Donnerstag, 2. April 2020


Emmylou Harris hat heute Geburtstag, da sind Gratulationen angesagt. Zu ihrem Geburtstag vor neun Jahren gab es hier schon einmal den Post Emmylou Harris, und sie wird in vielen anderen Posts erwähnt. Ich könnte jetzt natürlich einen Song von ihr abdrucken, ✺Boulder to Birmingham würde sich anbieten.

Emmylous Kollegin Linda Ronstadt hat in ihrer Autobiographie Simple Dreams etwas sehr Schönes über Emmylou Harris gesagt: Emmylou started to sing, it got very quiet. Clearly, something unusual was taking place up on that stage, and we in the audience were mesmerised. Emmy has the ability to make each phrase of a song sound like a last desperate plea for her life, or at least her sanity. No melodrama; just the plain truth of raw emotion. The sacred begging the profane. My reaction to it was slightly conflicted. First, I loved her singing wildly. Second, in my opinion, she was doing what I was trying to do, only a whole lot better. 

Then came a split-second decision I made that affected the way I listened to and enjoyed music for the rest of my life. I thought if I allowed myself to become envious of Emmy, it would be painful to listen to her, and I would deny myself the pleasure of it. If I simply surrendered to loving what she did, I could take my rightful place among the other drooling Emmylou fans, and then maybe, just maybe, I might be able to sing with her. I surrendered. Linda Ronstadt hat ihren eigenen Weg gefunden, sie ist aber auch mit Emmylou Harris aufgetreten. Hier sehen wir die beiden im Jahre 2009, als sie einen Ehrendoktor vom Berklee College erhalten

Nicht nur Linda Ronstadt war von Emmylou Harris beeinflusst. Da ist auch noch die amerikanische Dichterin Kathryn Stripling Byer, die einmal fünf Jahre lang poet laureate von North Carolina war, die erste Frau, die diese Ehrung erhielt. Im South 85 Journal hat sie einen Essay mit dem hübschen Titel When I Stopped Wanting to Be Emmylou Harris veröffentlicht. Da beschreibt sie den Einfluss der Country Sängerin auf ihre Lyrik: It took me a while. After all, who wouldn’t want to wear fancy boots, lots of fringe, and sing, not to mention write, songs like 'From Boulder to Birmingham'? Even now I marvel at how long it took me to realize that the poetry I was writing was my way of singing. After years of Emmylou envy, I began to hear my voice, as I gave readings, approach song. I began to focus on poetry as sound, as what Richard Wagner came to call even years before he’d inscribed the first note of an opera, “sound landscapes.” Of course this poetic landscape encompasses all the elements of poetry, syntax, image, lineation and so forth, but more and more I began to listen, really listen to where the language was leading me.
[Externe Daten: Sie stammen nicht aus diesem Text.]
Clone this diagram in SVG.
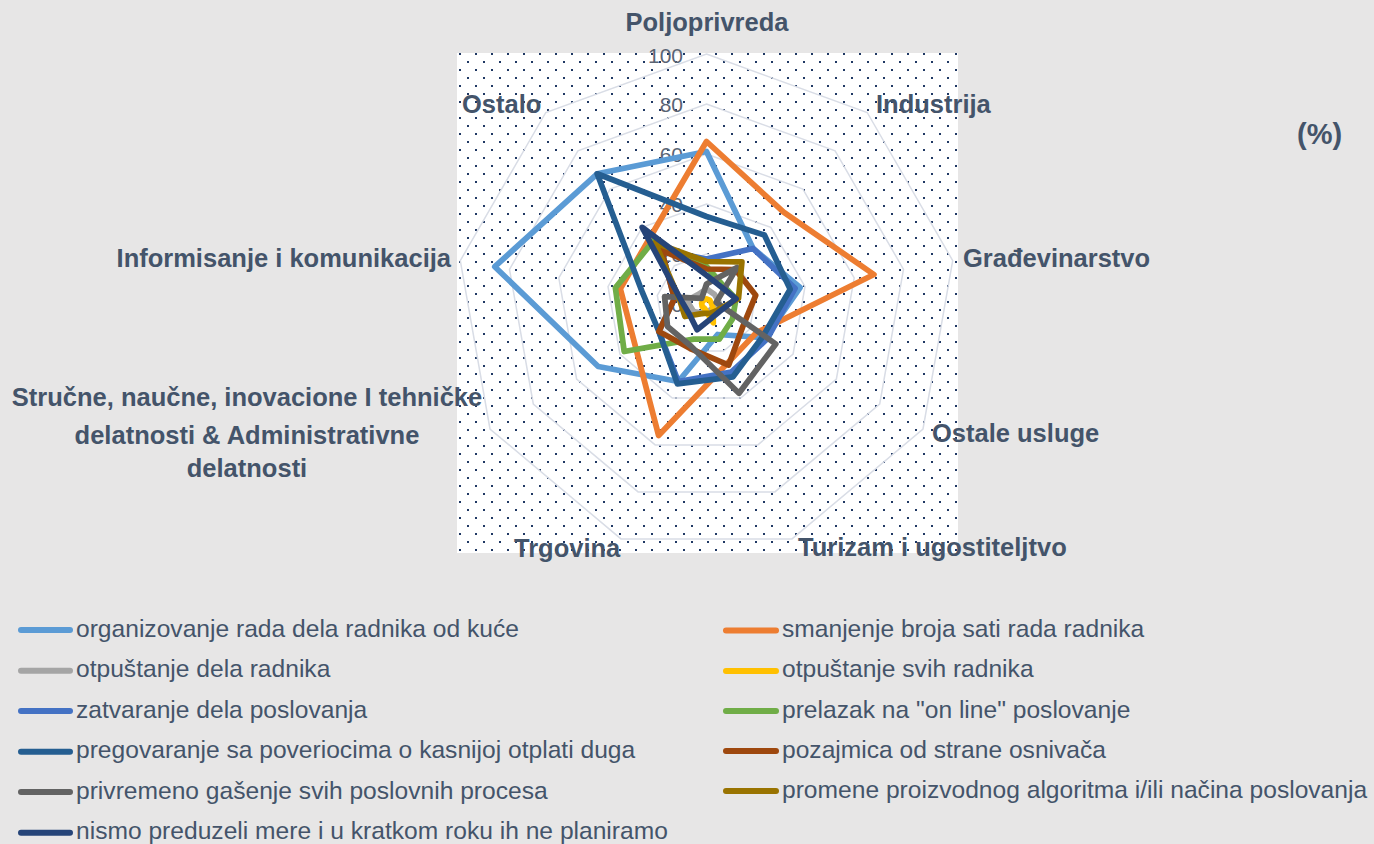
<svg xmlns="http://www.w3.org/2000/svg" width="1374" height="844" viewBox="0 0 1374 844">
<defs>
<pattern id="dots" patternUnits="userSpaceOnUse" x="0" y="0" width="16" height="16">
<rect x="11" y="5" width="2" height="2" fill="#1f3864"/>
<rect x="3" y="13" width="2" height="2" fill="#1f3864"/>
</pattern>
<style>
.grid{fill:none;stroke:#d9dde6;stroke-width:1.5}
.val{font-family:"Liberation Sans",Arial,sans-serif;font-size:21px;fill:#5a6474;text-anchor:end}
.cat{font-family:"Liberation Sans",Arial,sans-serif;font-size:25.5px;font-weight:bold;fill:#44546a}
.ser{fill:none;stroke-width:5.75;stroke-linejoin:round}
.leg{font-family:"Liberation Sans",Arial,sans-serif;font-size:24.6px;fill:#44546a}
.lk{stroke-width:6;stroke-linecap:round}
</style>
</defs>
<rect x="0" y="0" width="1374" height="844" fill="#e7e6e6"/>
<g id="plot-area">
<rect x="457" y="53" width="501" height="500" fill="#ffffff"/>
<rect x="457" y="53" width="501" height="500" fill="url(#dots)"/>
</g>
<g id="gridlines">
<polygon class="grid" points="706.5,54 867.2,112.5 952.7,260.6 923,429 792,538.9 621,538.9 490,429 460.3,260.6 545.8,112.5"/>
<polygon class="grid" points="706.5,104 835.1,150.8 903.5,269.3 879.7,404 774.9,491.9 638.1,491.9 533.3,404 509.5,269.3 577.9,150.8"/>
<polygon class="grid" points="706.5,154 802.9,189.1 854.2,278 836.4,379 757.8,444.9 655.2,444.9 576.6,379 558.8,278 610.1,189.1"/>
<polygon class="grid" points="706.5,204 770.8,227.4 805,286.6 793.1,354 740.7,398 672.3,398 619.9,354 608,286.6 642.2,227.4"/>
<polygon class="grid" points="706.5,254 738.6,265.7 755.7,295.3 749.8,329 723.6,351 689.4,351 663.2,329 657.3,295.3 674.4,265.7"/>
</g>
<g id="value-axis">
<text class="val" x="683" y="62.5">100</text>
<text class="val" x="683" y="112">80</text>
<text class="val" x="683" y="162">60</text>
<text class="val" x="683" y="212">40</text>
<text class="val" x="683" y="262">20</text>
<text class="val" x="683" y="312">0</text>
</g>
<g id="series">
<polygon id="s-organizovanje" class="ser" stroke="#5b9bd5" points="706.5,151.5 753.1,248.5 800.1,287.5 765,337.8 717.6,334.5 678.3,381.5 598.2,366.5 494.8,266.7 597.2,173.8"/>
<polygon id="s-smanjenje" class="ser" stroke="#ed7d31" points="706.5,141.5 783.6,212.1 873.9,274.5 756.3,332.8 727.9,362.7 658.6,435.5 635.1,345.3 620.3,288.8 650.3,237"/>
<polygon id="s-otpustanje-dela" class="ser" stroke="#a5a5a5" points="706.5,289 714.5,294.4 718.8,301.8 713,307.8 709.1,311 703.1,313.4 693.5,311.5 686.8,300.5 698.5,294.4"/>
<polygon id="s-otpustanje-svih" class="ser" stroke="#ffc000" points="706.5,299 709.7,300.2 711.4,303.1 713,307.8 713.3,322.8 704.8,308.7 702.2,306.5 701.6,303.1 703.3,300.2"/>
<polygon id="s-zatvaranje" class="ser" stroke="#4472c4" points="706.5,259 753.1,248.5 795.1,288.4 767.1,339 731.3,372.1 678.3,381.5 658.9,331.5 674.5,298.4 661.5,250.4"/>
<polygon id="s-prelazak" class="ser" stroke="#70ad47" points="706.5,266.5 722.6,284.9 736,298.8 732.5,319 719.3,339.2 693.7,339.2 624.2,351.5 615.4,287.9 653.5,240.8"/>
<polygon id="s-pregovaranje" class="ser" stroke="#255e91" points="706.5,216.5 764.4,235.1 790.2,289.2 762.8,336.5 733,376.8 677.4,383.9 658.9,331.5 642.5,292.7 597.2,173.8"/>
<polygon id="s-pozajmica" class="ser" stroke="#9e480e" points="706.5,269 735.4,269.5 755.7,295.3 743.3,325.3 728.7,365.1 690.3,348.6 658.9,331.5 674.5,298.4 661.5,250.4"/>
<polygon id="s-privremeno" class="ser" stroke="#636363" points="706.5,284 737,267.6 716.3,302.3 775.8,344 739,393.3 691.1,346.3 667.5,326.5 664.6,296.6 701.7,298.3"/>
<polygon id="s-promene" class="ser" stroke="#997300" points="706.5,261.5 741.9,261.9 738.5,298.4 717.3,310.3 709.9,313.4 703.1,313.4 684.9,316.5 679.4,299.2 655.1,242.7"/>
<polygon id="s-nismo" class="ser" stroke="#264478" points="706.5,275.3 721,286.8 736,298.8 719.5,311.5 711.6,318.1 697.1,329.8 689.2,314 680.6,299.4 642.2,227.4"/>
</g>
<g id="category-labels">
<text class="cat" x="707" y="31" text-anchor="middle">Poljoprivreda</text>
<text class="cat" x="876" y="113">Industrija</text>
<text class="cat" x="963" y="267">Građevinarstvo</text>
<text class="cat" x="932" y="442">Ostale usluge</text>
<text class="cat" x="798" y="556">Turizam i ugostiteljtvo</text>
<text class="cat" x="514" y="557">Trgovina</text>
<text class="cat" x="247" y="406" text-anchor="middle">Stručne, naučne, inovacione I tehničke</text>
<text class="cat" x="247" y="444" text-anchor="middle">delatnosti &amp; Administrativne</text>
<text class="cat" x="247" y="477" text-anchor="middle">delatnosti</text>
<text class="cat" x="451" y="267" text-anchor="end">Informisanje i komunikacija</text>
<text class="cat" x="462" y="113">Ostalo</text>
<text class="cat" x="1297" y="143.5" style="font-size:29px">(%)</text>
</g>
<g id="legend">
<g id="leg-organizovanje"><line class="lk" x1="21" y1="630" x2="70" y2="630" stroke="#5b9bd5"/><text class="leg" x="76" y="636.5">organizovanje rada dela radnika od kuće</text></g>
<g id="leg-smanjenje"><line class="lk" x1="726" y1="630.5" x2="776" y2="630.5" stroke="#ed7d31"/><text class="leg" x="782" y="637">smanjenje broja sati rada radnika</text></g>
<g id="leg-otpustanje-dela"><line class="lk" x1="21" y1="670.7" x2="70" y2="670.7" stroke="#a5a5a5"/><text class="leg" x="76" y="677">otpuštanje dela radnika</text></g>
<g id="leg-otpustanje-svih"><line class="lk" x1="726" y1="671" x2="776" y2="671" stroke="#ffc000"/><text class="leg" x="782" y="677.3">otpuštanje svih radnika</text></g>
<g id="leg-zatvaranje"><line class="lk" x1="21" y1="711" x2="70" y2="711" stroke="#4472c4"/><text class="leg" x="76" y="717.5">zatvaranje dela poslovanja</text></g>
<g id="leg-prelazak"><line class="lk" x1="726" y1="711" x2="776" y2="711" stroke="#70ad47"/><text class="leg" x="782" y="717.5">prelazak na "on line" poslovanje</text></g>
<g id="leg-pregovaranje"><line class="lk" x1="21" y1="751.7" x2="70" y2="751.7" stroke="#255e91"/><text class="leg" x="76" y="758">pregovaranje sa poveriocima o kasnijoj otplati duga</text></g>
<g id="leg-pozajmica"><line class="lk" x1="726" y1="751" x2="776" y2="751" stroke="#9e480e"/><text class="leg" x="782" y="757.5">pozajmica od strane osnivača</text></g>
<g id="leg-privremeno"><line class="lk" x1="21" y1="792" x2="70" y2="792" stroke="#636363"/><text class="leg" x="76" y="798.5">privremeno gašenje svih poslovnih procesa</text></g>
<g id="leg-promene"><line class="lk" x1="726" y1="791" x2="776" y2="791" stroke="#997300"/><text class="leg" x="782" y="797.5">promene proizvodnog algoritma i/ili načina poslovanja</text></g>
<g id="leg-nismo"><line class="lk" x1="21" y1="832.7" x2="70" y2="832.7" stroke="#264478"/><text class="leg" x="76" y="839">nismo preduzeli mere i u kratkom roku ih ne planiramo</text></g>
</g>
</svg>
Der Essay endet mit einem Gedicht, das das erste Gedicht in dem Band Descent wurde. Aber da bezieht sie sich nicht mehr auf Emmylou Harris, sondern auf den Song Morning Train der Bluessängerin Precious Bryant:

So long, so long, the train sang
deep in the piney woods, well out of sight….
As sound only, it found me… long vowel
reaching for nobody I knew as yet,
sounding an emptiness
deeper than I thought could blow through
the cracks of this song where I’m kindling a fire
for my fingers to reach toward,
a kindling that transforms whatever it touches
to pure sound, a pearl, say,
that’s cupped in my palm
like a kernel my teeth cannot crack,
the pulse of it strung note by note round my neck,
that old rhythm and blues beat
I can’t stop from singing me home
on this slow morning train
of a poem, its voice calling
downwind, What took you so long?

The poetry I was writing was my way of singing, das ist ein schöner Satz.